● **RECORDED DATA**
----

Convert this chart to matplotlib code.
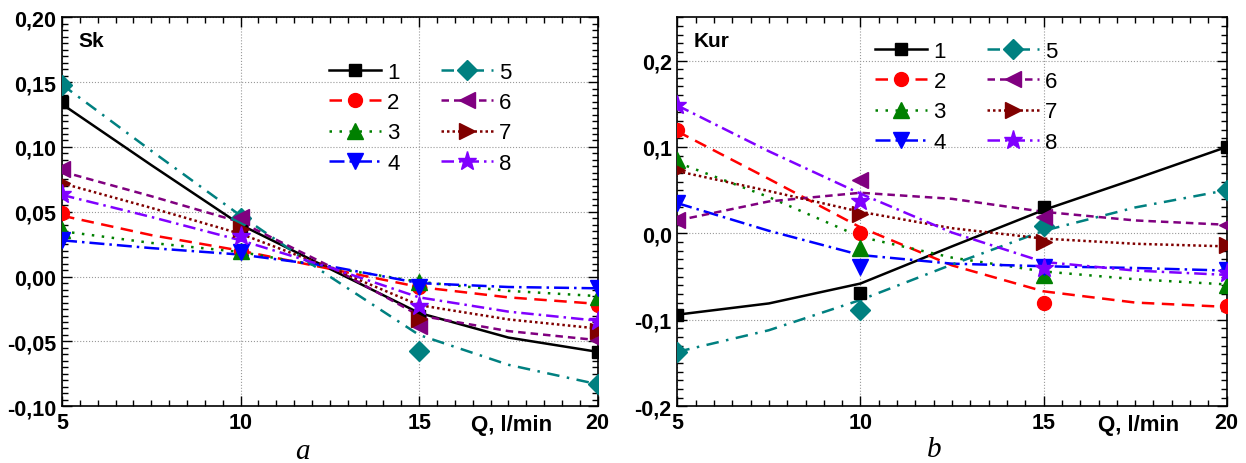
import matplotlib
matplotlib.use('Agg')
import matplotlib.pyplot as plt
from matplotlib.lines import Line2D
from matplotlib.ticker import MultipleLocator, FuncFormatter

plt.rcParams['font.family'] = ['Liberation Sans', 'DejaVu Sans']

# flow rate, l/min
q = [5, 10, 15, 20]
# points where the fitted curves were read
q_fit = [5, 7.5, 10, 12.5, 15, 17.5, 20]
labels = ['1', '2', '3', '4', '5', '6', '7', '8']

# skewness, measured points
sk_pts = [
    [0.135, 0.036, -0.030, -0.058],
    [0.049, 0.020, -0.008, -0.022],
    [0.036, 0.020, -0.004, -0.016],
    [0.028, 0.019, -0.008, -0.009],
    [0.148, 0.045, -0.057, -0.083],
    [0.083, 0.046, -0.038, -0.049],
    [0.072, 0.037, -0.033, -0.042],
    [0.064, 0.031, -0.023, -0.034],
]
# skewness, fitted curves
sk_fit = [
    [0.133, 0.086, 0.040, 0.006, -0.028, -0.047, -0.058],
    [0.047, 0.032, 0.020, 0.006, -0.008, -0.016, -0.021],
    [0.035, 0.026, 0.019, 0.007, -0.004, -0.011, -0.015],
    [0.028, 0.022, 0.017, 0.008, -0.005, -0.008, -0.009],
    [0.148, 0.097, 0.047, 0.000, -0.045, -0.068, -0.083],
    [0.081, 0.062, 0.042, 0.008, -0.030, -0.042, -0.049],
    [0.072, 0.053, 0.033, 0.007, -0.022, -0.033, -0.040],
    [0.063, 0.046, 0.028, 0.007, -0.016, -0.027, -0.034],
]

# kurtosis, measured points
kur_pts = [
    [-0.094, -0.069, 0.030, 0.100],
    [0.120, 0.000, -0.081, -0.084],
    [0.085, -0.017, -0.048, -0.060],
    [0.035, -0.039, -0.039, -0.042],
    [-0.137, -0.089, 0.008, 0.050],
    [0.016, 0.062, 0.019, 0.010],
    [0.073, 0.023, -0.010, -0.013],
    [0.149, 0.037, -0.040, -0.046],
]
# kurtosis, fitted curves
kur_fit = [
    [-0.094, -0.081, -0.058, -0.015, 0.027, 0.063, 0.100],
    [0.118, 0.063, 0.007, -0.037, -0.067, -0.080, -0.085],
    [0.082, 0.042, -0.004, -0.028, -0.044, -0.053, -0.059],
    [0.035, 0.003, -0.025, -0.035, -0.038, -0.040, -0.043],
    [-0.137, -0.112, -0.077, -0.036, 0.003, 0.030, 0.050],
    [0.015, 0.037, 0.047, 0.040, 0.025, 0.015, 0.010],
    [0.072, 0.049, 0.025, 0.006, -0.006, -0.012, -0.015],
    [0.148, 0.095, 0.046, 0.001, -0.033, -0.043, -0.048],
]

colors = ['black', '#ff0000', '#008000', '#0000ff', '#008080', '#800080', '#800000', '#8000ff']
markers = ['s', 'o', '^', 'v', 'D', '<', '>', '*']
msizes = [9, 10, 11, 11, 10, 12, 12, 14]
dashes = ['-', (0, (5, 3)), (0, (1, 3)), (0, (6, 2, 1, 2)),
          (0, (5, 3, 1, 3)), (0, (3, 2)), (0, (1, 1.2)), (0, (5, 2, 1, 2))]


def comma(fmt):
    return FuncFormatter(lambda v, p: (fmt % v).replace('.', ','))


def panel(ax, pts, fit, name, ylim, ystep, yminor, yfmt, leg_anchor):
    for i in range(8):
        ax.plot(q_fit, fit[i], color=colors[i], ls=dashes[i], lw=1.8, zorder=2)
        ax.plot(q, pts[i], ls='none', marker=markers[i], ms=msizes[i],
                color=colors[i], zorder=3)
    ax.set_xlim(5, 20)
    ax.set_ylim(*ylim)
    ax.xaxis.set_major_locator(MultipleLocator(5))
    ax.xaxis.set_minor_locator(MultipleLocator(0.5))
    ax.yaxis.set_major_locator(MultipleLocator(ystep))
    ax.yaxis.set_minor_locator(MultipleLocator(yminor))
    ax.yaxis.set_major_formatter(comma(yfmt))
    ax.tick_params(which='both', direction='in', top=True, right=True,
                   labelsize=15.5, width=1.0)
    ax.tick_params(which='major', length=7, pad=4)
    ax.tick_params(which='minor', length=4)
    for t in ax.get_xticklabels() + ax.get_yticklabels():
        t.set_fontweight('bold')
    for s in ax.spines.values():
        s.set_linewidth(1.2)
    ax.grid(True, which='major', ls=':', color='#999999', lw=0.8)
    ax.text(0.03, 0.965, name, transform=ax.transAxes, fontsize=15,
            fontweight='bold', va='top', ha='left')
    ax.text(0.84, -0.02, 'Q, l/min', transform=ax.transAxes, fontsize=16,
            fontweight='bold', va='top', ha='center')
    handles = [Line2D([], [], color=colors[i], ls=dashes[i], lw=1.8,
                      marker=markers[i], ms=msizes[i]) for i in range(8)]
    ax.legend(handles, labels, ncol=2, loc='upper left', bbox_to_anchor=leg_anchor,
              frameon=False, fontsize=16, handlelength=2.35, handletextpad=0.27,
              columnspacing=1.85, labelspacing=0.42, borderpad=0.2)


fig = plt.figure(figsize=(12.46, 4.64), dpi=100)
ax1 = fig.add_axes([0.0498, 0.1222, 0.4299, 0.8384])
ax2 = fig.add_axes([0.5436, 0.1222, 0.4409, 0.8384])

panel(ax1, sk_pts, sk_fit, 'Sk', (-0.10, 0.20), 0.05, 0.005, '%.2f', (0.4695, 0.926))
panel(ax2, kur_pts, kur_fit, 'Kur', (-0.2, 0.25), 0.1, 0.01, '%.1f', (0.332, 0.98))

fig.text(0.243, 0.026, 'a', fontsize=21, style='italic', family='Liberation Serif',
         ha='center', va='center')
fig.text(0.750, 0.030, 'b', fontsize=21, style='italic', family='Liberation Serif',
         ha='center', va='center')

fig.savefig('out.png', dpi=100)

----

Transcribe exactly, with no pictures, the lines running from the first line of the material through the line holding "labels = ['1', '2', '3', '4', '5', '6', '7', '8']".

Convert this chart to matplotlib code.
import matplotlib
matplotlib.use('Agg')
import matplotlib.pyplot as plt
from matplotlib.lines import Line2D
from matplotlib.ticker import MultipleLocator, FuncFormatter

plt.rcParams['font.family'] = ['Liberation Sans', 'DejaVu Sans']

# flow rate, l/min
q = [5, 10, 15, 20]
# points where the fitted curves were read
q_fit = [5, 7.5, 10, 12.5, 15, 17.5, 20]
labels = ['1', '2', '3', '4', '5', '6', '7', '8']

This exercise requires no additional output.